I have stumbled across a notable new talent once or twice. I bumped into Earl Carlson’s work on Author Nation. His voice is unique and cynically humorous, his “heroes” an uncommon slice of the most common around us. He is a joy to read and I feel certain that, if he perseveres, he will be noticed by one of those unfortunate, suffering wretches who parlayed an English degree and youthful passion for literature into an underpaid and unglamorous career as a literary agent or editor.

Friday, March 20, 2009

Selling Me

I had my first reading and book signing at a friend’s bookstore Saturday night. It reminded me of asking a woman far out of my league for a date. Though the audience was made up of friends and acquaintances, I still mingled nervously, not sure what to do with my hands, fearing the moment I must speak.

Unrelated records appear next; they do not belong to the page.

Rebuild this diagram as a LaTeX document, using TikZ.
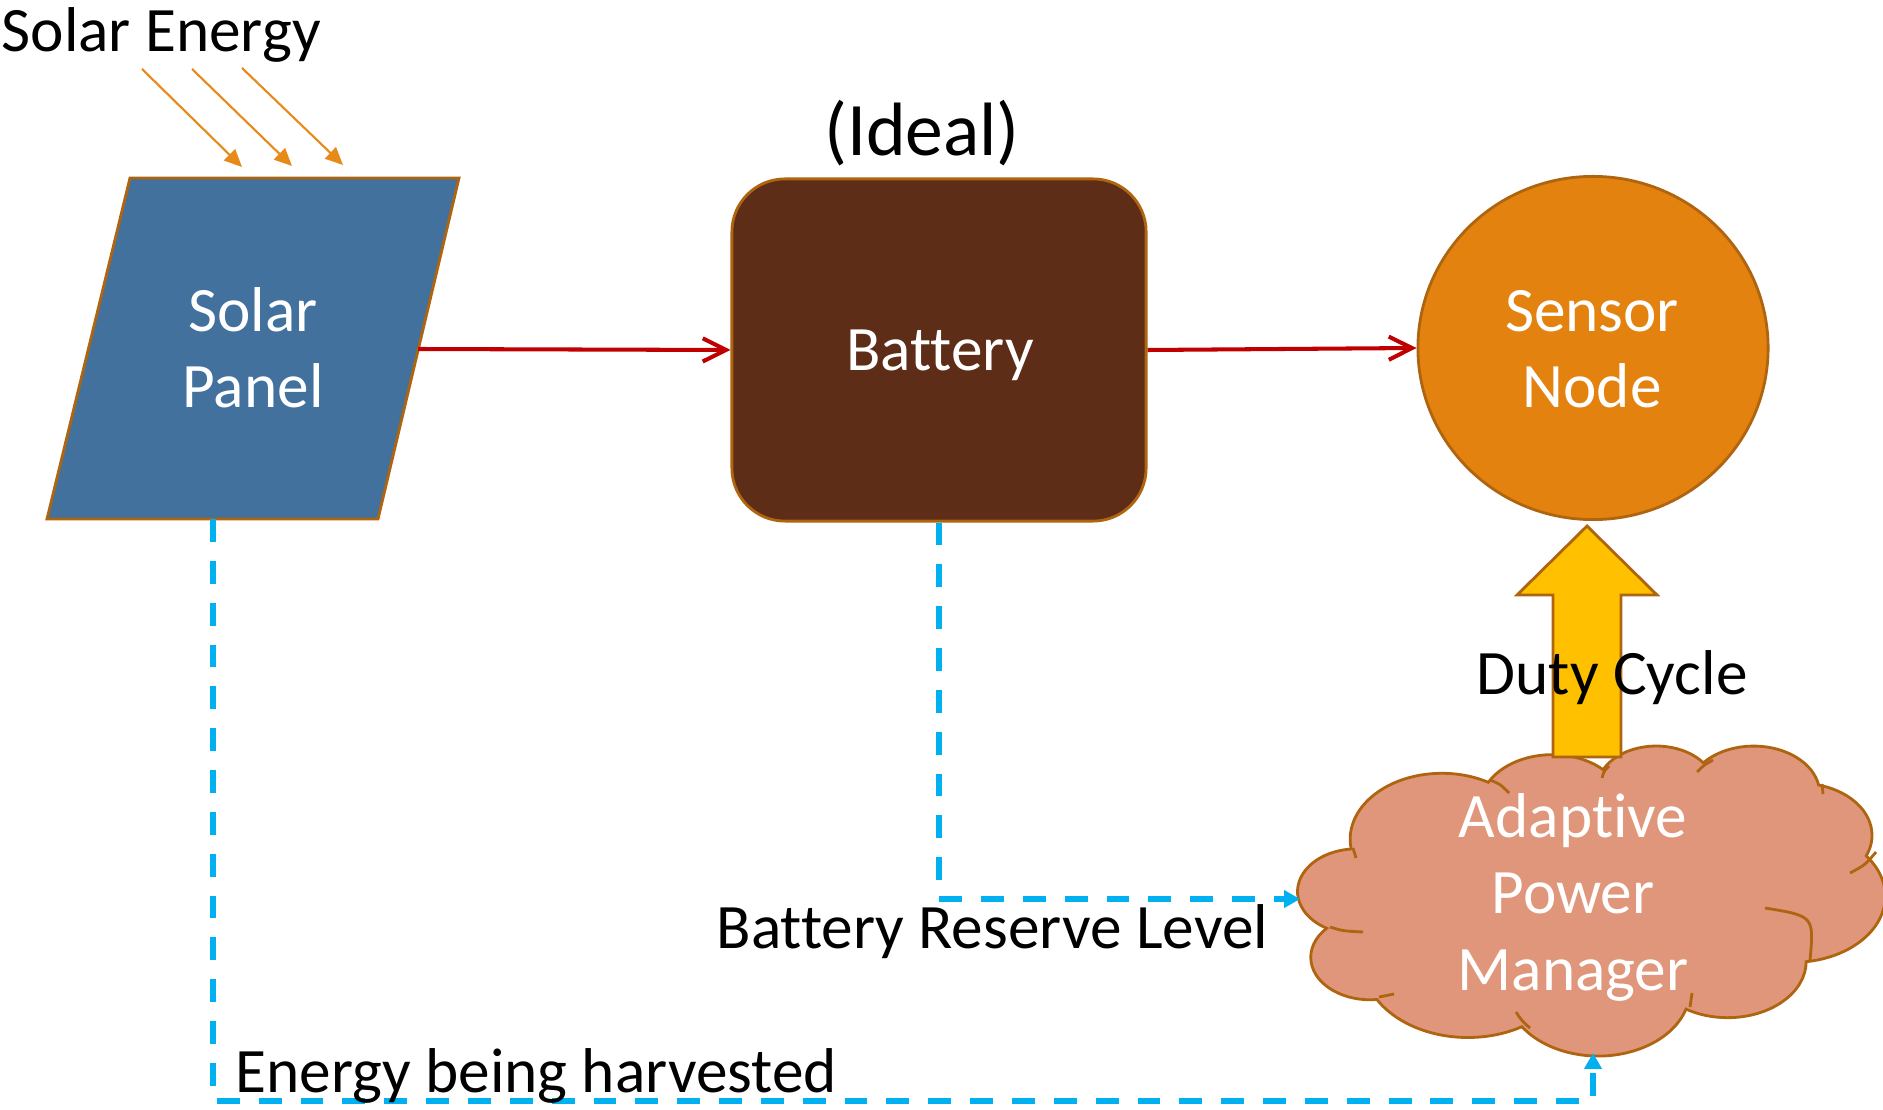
\documentclass[tikz,border=0pt]{standalone}
\usepackage{fontspec}
\setmainfont{Carlito}[Ligatures={NoCommon}]
\usetikzlibrary{arrows.meta,shapes.geometric}

\definecolor{panelblue}{HTML}{41719C}
\definecolor{edgebrown}{HTML}{AF640F}
\definecolor{batbrown}{HTML}{5E2D18}
\definecolor{sensororange}{HTML}{E3820F}
\definecolor{dutyyellow}{HTML}{FFC000}
\definecolor{cloudpink}{HTML}{E0967A}
\definecolor{dashblue}{HTML}{00B0F0}
\definecolor{flowred}{HTML}{C00000}
\definecolor{sunorange}{HTML}{E68A1A}

\tikzset{oo/.style n args={4}{
  start angle={atan2((#1)*sin(#3),(#2)*cos(#3))},
  delta angle={mod(atan2((#1)*sin((#3)+(#4)),(#2)*cos((#3)+(#4)))-atan2((#1)*sin(#3),(#2)*cos(#3))+720,360)},
  x radius=#1, y radius=#2}}

\begin{document}
\begin{tikzpicture}[x=0.01cm,y=-0.01cm,
  shapeedge/.style={draw=edgebrown, line width=0.8pt},
  lbl/.style={inner sep=0pt, font=\fontsize{18pt}{21.6pt}\selectfont, anchor=base},
  wlbl/.style={lbl, text=white},
  flow/.style={draw=flowred, line width=1.15pt, -{Straight Barb[length=6.6pt,width=6.6pt]}},
  info/.style={draw=dashblue, line width=1.6pt, dash pattern=on 6.5pt off 5.4pt, -{Triangle[length=4.5pt,width=4.8pt]}},
  sunray/.style={draw=sunorange, line width=0.6pt, -{Triangle[length=5pt,width=4.5pt]}}]

\useasboundingbox (0,0) rectangle (1883,1110);

% Solar panel
\draw[shapeedge, fill=panelblue] (130,178) -- (459,178) -- (378,519) -- (47,519) -- cycle;
\coordinate (panelR) at (418,349);
\coordinate (panelB) at (213,519);
\node[wlbl] (solarL) at (253,332) {Solar};
\node[wlbl] (panelL) at (253,408) {Panel};

% Sun rays
\coordinate (s1a) at (142,69);  \coordinate (s1b) at (242,167);
\coordinate (s2a) at (192,69);  \coordinate (s2b) at (292,166);
\coordinate (s3a) at (242,68);  \coordinate (s3b) at (343,165);
\draw[sunray] (s1a) -- (s1b);
\draw[sunray] (s2a) -- (s2b);
\draw[sunray] (s3a) -- (s3b);
\node[lbl, anchor=base west] (solarE) at (1,52) {Solar Energy};

% Battery
\node[shapeedge, fill=batbrown, rounded corners=0.53cm, minimum width=4.14cm, minimum height=3.42cm, inner sep=0pt] (battery) at (939,350) {};
\node[wlbl] (batL) at (940,371) {Battery};
\node[lbl, font=\fontsize{21.5pt}{25pt}\selectfont] (ideal) at (922,156) {(Ideal)};

% Sensor node
\node[shapeedge, fill=sensororange, ellipse, minimum width=3.50cm, minimum height=3.43cm, inner sep=0pt] (sensor) at (1593,348) {};
\node[wlbl] (sensL) at (1592,332) {Sensor};
\node[wlbl] (nodeL) at (1592,408) {Node};

% Cloud outline
\begin{scope}[shift={(1298,745)}, x=0.0013542cm, y=-0.00071296cm]
\draw[shapeedge, fill=cloudpink] (390,1437)
  arc[oo={675.3}{919.0}{-190.4875}{123.7805}]
  arc[oo={533.3}{726.7}{-144.1024}{89.9452}]
  arc[oo={436.5}{594.5}{-145.8079}{99.7230}]
  arc[oo={485.7}{659.5}{-130.9861}{117.2417}]
  arc[oo={533.3}{727.3}{-78.7089}{109.0269}]
  arc[oo={677.5}{922.0}{-46.2673}{130.2690}]
  arc[oo={578.5}{786.7}{0.6250}{114.0333}]
  arc[oo={675.2}{921.5}{22.4516}{115.1726}]
  arc[oo={772.0}{1054.3}{66.2426}{75.7110}]
  arc[oo={436.0}{591.8}{-274.9421}{146.7356}]
  arc[oo={434.5}{594.5}{-246.8285}{152.5189}]
  -- cycle;
\end{scope}
% Cloud inner puff lines
\draw[shapeedge]
  (1353,848) .. controls (1354,853) .. (1356,858)
  (1490,780) .. controls (1500,784) .. (1509,793)
  (1602,778) .. controls (1604,771) .. (1609,766)
  (1697,772) .. controls (1704,765) .. (1713,760)
  (1822,784) .. controls (1823,789) .. (1823,794)
  (1850,873) .. controls (1865,865) .. (1876,852)
  (1765,908) .. controls (1814,916) .. (1810,960)
  (1692,993) .. controls (1691,1000) .. (1690,1007)
  (1516,1012) .. controls (1522,1021) .. (1530,1028)
  (1379,997) .. controls (1387,995) .. (1394,994)
  (1330,927) .. controls (1343,931) .. (1363,932);
\coordinate (cloudW) at (1300,899);
\coordinate (cloudS) at (1593,1053);
\coordinate (hcorner) at (1593,1101);
\node[wlbl] (apmA) at (1573,837) {Adaptive};
\node[wlbl] (apmP) at (1573,913) {Power};
\node[wlbl] (apmM) at (1573,990) {Manager};

% Duty cycle block arrow
\draw[shapeedge, fill=dutyyellow] (1587,526) -- (1657,595) -- (1621,595) -- (1621,757) -- (1553,757) -- (1553,595) -- (1517,595) -- cycle;
\node[lbl, anchor=base west] (duty) at (1476,694) {Duty Cycle};

% Connectors
\draw[flow] (panelR) -- (battery.west);
\draw[flow] (battery.east) -- (sensor.west);
\draw[info] (battery.south) |- (cloudW);
\draw[info] (panelB) |- (hcorner) -- (cloudS);

\node[lbl, anchor=base west] (reserve) at (716,948) {Battery Reserve Level};
\node[lbl, anchor=base west] (harvest) at (235,1092) {Energy being harvested};
\end{tikzpicture}
\end{document}
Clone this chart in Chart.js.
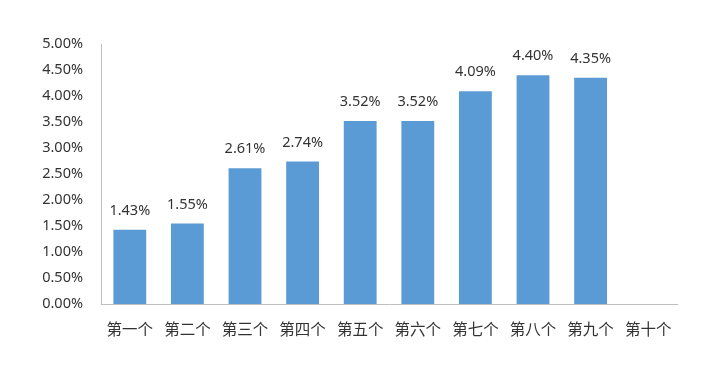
<!DOCTYPE html>
<html><head><meta charset="utf-8">
<script src="https://cdn.jsdelivr.net/npm/chart.js@4/dist/chart.umd.min.js"></script>
<style>html,body{margin:0;padding:0;background:#fff}#wrap{width:701px;height:367px;position:relative}</style>
</head><body><div id="wrap"><canvas id="c"></canvas></div>
<script>
const categories = ["第一个","第二个","第三个","第四个","第五个","第六个","第七个","第八个","第九个","第十个"];
const values = [1.43, 1.55, 2.61, 2.74, 3.52, 3.52, 4.09, 4.40, 4.35, null];
const yMin = 0, yMax = 5, yStep = 0.5;

const FONT = '"Noto Sans","Noto Sans CJK SC",sans-serif';
const labelPlugin = {
  id: 'lbl',
  afterDatasetsDraw(chart) {
    const ctx = chart.ctx;
    const meta = chart.getDatasetMeta(0);
    ctx.save();
    ctx.font = '14.5px ' + FONT;
    ctx.fillStyle = '#333333';
    ctx.textAlign = 'center';
    ctx.textBaseline = 'middle';
    meta.data.forEach((el, i) => {
      const v = values[i];
      if (v == null) return;
      ctx.fillText(v.toFixed(2) + '%', el.x, el.y - 19);
    });
    ctx.restore();
  }
};

new Chart(document.getElementById('c'), {
  type: 'bar',
  data: { labels: categories, datasets: [{ data: values, backgroundColor: '#5B9BD5', borderWidth: 0, categoryPercentage: 1, barPercentage: 0.57 }] },
  options: {
    responsive: true, maintainAspectRatio: false, animation: false,
    layout: { padding: { top: 44, right: 24, left: 0, bottom: 0 } },
    plugins: { legend: { display: false }, tooltip: { enabled: false } },
    scales: {
      x: {
        grid: { display: false, drawTicks: false },
        border: { display: true, color: '#BFBFBF', width: 1 },
        ticks: { color: '#333333', font: { size: 15.5, family: '"Noto Sans CJK SC",sans-serif' }, padding: 16, maxRotation: 0, autoSkip: false },
        afterFit(s) { s.height = 63; }
      },
      y: {
        min: yMin, max: yMax,
        grid: { display: false, drawTicks: false },
        border: { display: true, color: '#BFBFBF', width: 1 },
        ticks: { stepSize: yStep, color: '#333333', font: { size: 14.5, family: FONT }, padding: 18, callback: v => v.toFixed(2) + '%' },
        afterFit(s) { s.width = 101; }
      }
    }
  },
  plugins: [labelPlugin]
});
</script></body></html>
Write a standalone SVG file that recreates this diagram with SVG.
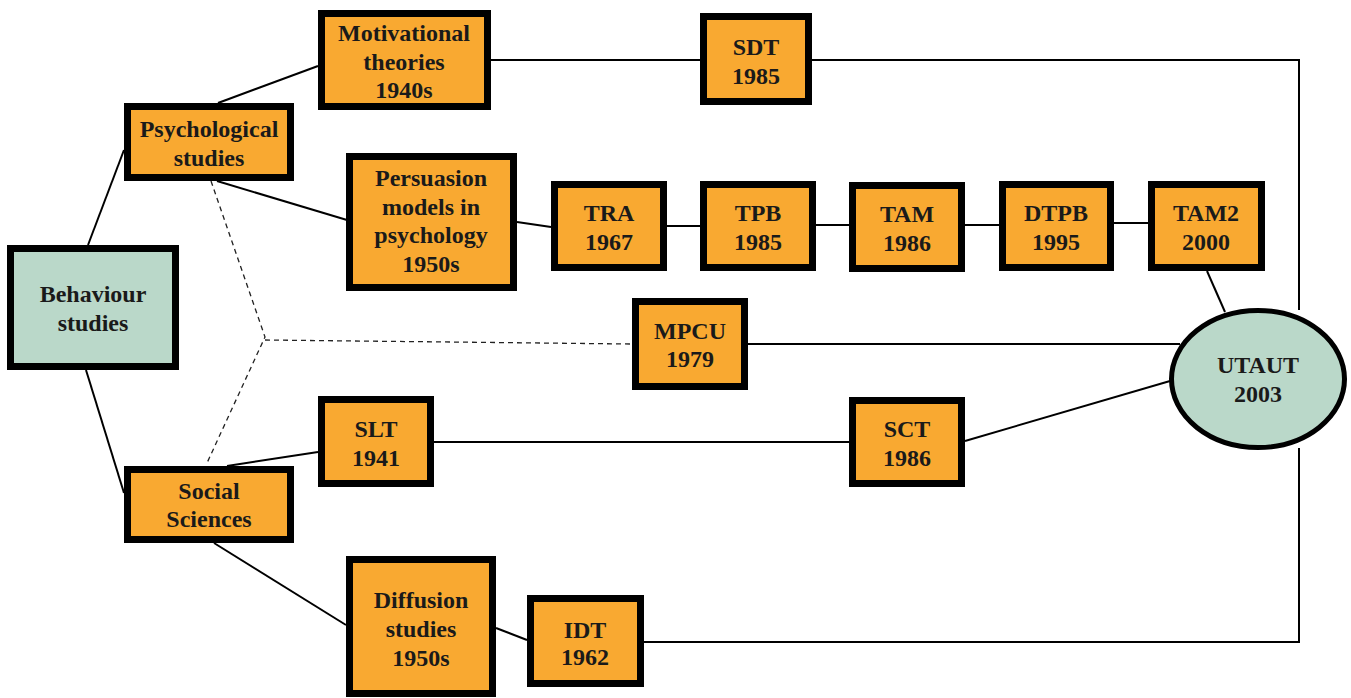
<svg xmlns="http://www.w3.org/2000/svg" width="1351" height="698" viewBox="0 0 1351 698">
<style>
.box{fill:#F9A931;stroke:#000;stroke-width:7}
.gbox{fill:#BAD8C9;stroke:#000;stroke-width:7}
.ell{fill:#BAD8C9;stroke:#000;stroke-width:5}
text{font-family:"Liberation Serif","Times New Roman",serif;font-weight:bold;font-size:24px;fill:#1a1a1a;text-anchor:middle}
.ln{stroke:#000;stroke-width:2;fill:none}
.dash{stroke:#222;stroke-width:1.3;fill:none;stroke-dasharray:5 4}
</style>
<rect width="1351" height="698" fill="#fff"/>
<g id="connectors">
<line class="ln" x1="88" y1="245" x2="124" y2="150"/>
<line class="ln" x1="86" y1="370" x2="124" y2="493"/>
<line class="ln" x1="218" y1="103" x2="318" y2="66"/>
<line class="ln" x1="217" y1="181" x2="347" y2="220"/>
<line class="ln" x1="517" y1="222" x2="551" y2="227"/>
<line class="ln" x1="667" y1="226" x2="700" y2="226"/>
<line class="ln" x1="816" y1="225" x2="849" y2="225"/>
<line class="ln" x1="965" y1="225" x2="999" y2="225"/>
<line class="ln" x1="1114" y1="223" x2="1148" y2="223"/>
<line class="ln" x1="1207" y1="271" x2="1225" y2="312"/>
<line class="ln" x1="748" y1="344" x2="1180" y2="344"/>
<line class="ln" x1="227" y1="466" x2="318" y2="452"/>
<line class="ln" x1="434" y1="442" x2="849" y2="442"/>
<line class="ln" x1="965" y1="441" x2="1170" y2="381"/>
<line class="ln" x1="214" y1="543" x2="346" y2="625"/>
<line class="ln" x1="496" y1="628" x2="527" y2="640"/>
<polyline class="ln" points="491,60 700,60"/>
<polyline class="ln" points="812,60 1299,60 1299,310"/>
<polyline class="ln" points="1299,448 1299,642 644,642"/>
<polyline class="dash" points="211,181 265,337 207,463"/>
<polyline class="dash" points="265,340 632,344"/>
</g>
<g id="behaviour"><rect class="gbox" x="10.5" y="248.5" width="165" height="118"/><text x="93" y="302">Behaviour</text><text x="93" y="331">studies</text></g>
<g id="psychological"><rect class="box" x="127.5" y="106.5" width="163" height="71"/><text x="209" y="137">Psychological</text><text x="209" y="166">studies</text></g>
<g id="social"><rect class="box" x="127.5" y="469.5" width="163" height="70"/><text x="209" y="499">Social</text><text x="209" y="527">Sciences</text></g>
<g id="motivational"><rect class="box" x="321.5" y="13.5" width="166" height="93"/><text x="404" y="41">Motivational</text><text x="404" y="70">theories</text><text x="404" y="98">1940s</text></g>
<g id="persuasion"><rect class="box" x="349.5" y="156.5" width="164" height="131"/><text x="431" y="186">Persuasion</text><text x="431" y="215">models in</text><text x="431" y="243">psychology</text><text x="431" y="272">1950s</text></g>
<g id="slt"><rect class="box" x="321.5" y="399.5" width="109" height="84"/><text x="376" y="437">SLT</text><text x="376" y="466">1941</text></g>
<g id="diffusion"><rect class="box" x="349.5" y="559.5" width="143" height="134"/><text x="421" y="608">Diffusion</text><text x="421" y="637">studies</text><text x="421" y="666">1950s</text></g>
<g id="sdt"><rect class="box" x="703.5" y="16.5" width="105" height="85"/><text x="756" y="55">SDT</text><text x="756" y="84">1985</text></g>
<g id="tra"><rect class="box" x="554.5" y="184.5" width="109" height="83"/><text x="609" y="221">TRA</text><text x="609" y="250">1967</text></g>
<g id="tpb"><rect class="box" x="703.5" y="184.5" width="109" height="83"/><text x="758" y="221">TPB</text><text x="758" y="250">1985</text></g>
<g id="tam"><rect class="box" x="852.5" y="185.5" width="109" height="83"/><text x="907" y="222">TAM</text><text x="907" y="251">1986</text></g>
<g id="dtpb"><rect class="box" x="1002.5" y="184.5" width="108" height="83"/><text x="1056" y="221">DTPB</text><text x="1056" y="250">1995</text></g>
<g id="tam2"><rect class="box" x="1151.5" y="184.5" width="110" height="83"/><text x="1206" y="221">TAM2</text><text x="1206" y="250">2000</text></g>
<g id="mpcu"><rect class="box" x="635.5" y="301.5" width="109" height="85"/><text x="690" y="339">MPCU</text><text x="690" y="367">1979</text></g>
<g id="sct"><rect class="box" x="852.5" y="400.5" width="109" height="83"/><text x="907" y="437">SCT</text><text x="907" y="466">1986</text></g>
<g id="idt"><rect class="box" x="530.5" y="598.5" width="110" height="85"/><text x="585" y="638">IDT</text><text x="585" y="665">1962</text></g>
<g id="utaut"><ellipse class="ell" cx="1258" cy="379" rx="86.5" ry="68.5"/><text x="1258" y="373">UTAUT</text><text x="1258" y="402">2003</text></g>
</svg>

The proprietor had set up the reading like a book discussion group, participants in a circle of folding chairs. More people showed up than she anticipated. The intended circle instead became an amoeba, adapting its shape to the confines of the room. Though many had read the novel and liked it, I was still unsure of their approval, still unsteady as I sat to read. I wondered if I could get used to this kind of public exposure in the name of selling something. That’s why publishing houses have marketing departments. I think most writers are like me, in that they couldn’t sell shoes to a barefoot man walking a broken glass highway.

I have always resented the easy self-promoters our society breeds, scurrying like tweeking roaches from one all-about-me marketing opportunity to the next. They can talk about themselves and what they have accomplished without compunction or, in my experience, cessation. The personality they have likely manufactured in their promotional efforts, soaks in from the outside, eventually permeating their character and seeming to expunge any attractive human qualities they may have possessed. (This is why regular people are naturally repelled by the common sales personality) Truly disheartening for me is that this works for them. They are relentless and they succeed. They become the top executives who lean on smarter underlings, the homely jerks who date supermodels, the less talented actors who become stars, the authors who sell a persona more vibrant and compelling than the book they wrote. Some compensation for the rest of us is they may also join that sorry parade of human wreckage whose perp walks, public meltdowns, DUI mug shots and serial relationship disasters becoming fodder for celebrity obsessed media.

I wrote a good novel. Not great, but good. I want people to read it and I think they would like it, some very much so. That I must pimp myself on its behalf is so out of character for me that I feel ridiculous and self absorbed telling people about the book. Some of that is my ingrained low self esteem, part of it the training from working class parents and relatives of a generation ago, people who did without demanding credit, who accomplished fine things without boasting. To draw attention to yourself was a minor sin and the worst thing you could be was a braggart.

But unless I go out and tell people I wrote a book, and act as if I believe it is a good book, no one but a tiny publisher and my editor will know. So I will go out and sell me if that what it takes to sell the book. I’m not very good at selling me, but, at least for a while, that will be my job. I only hope I don’t get too good at it.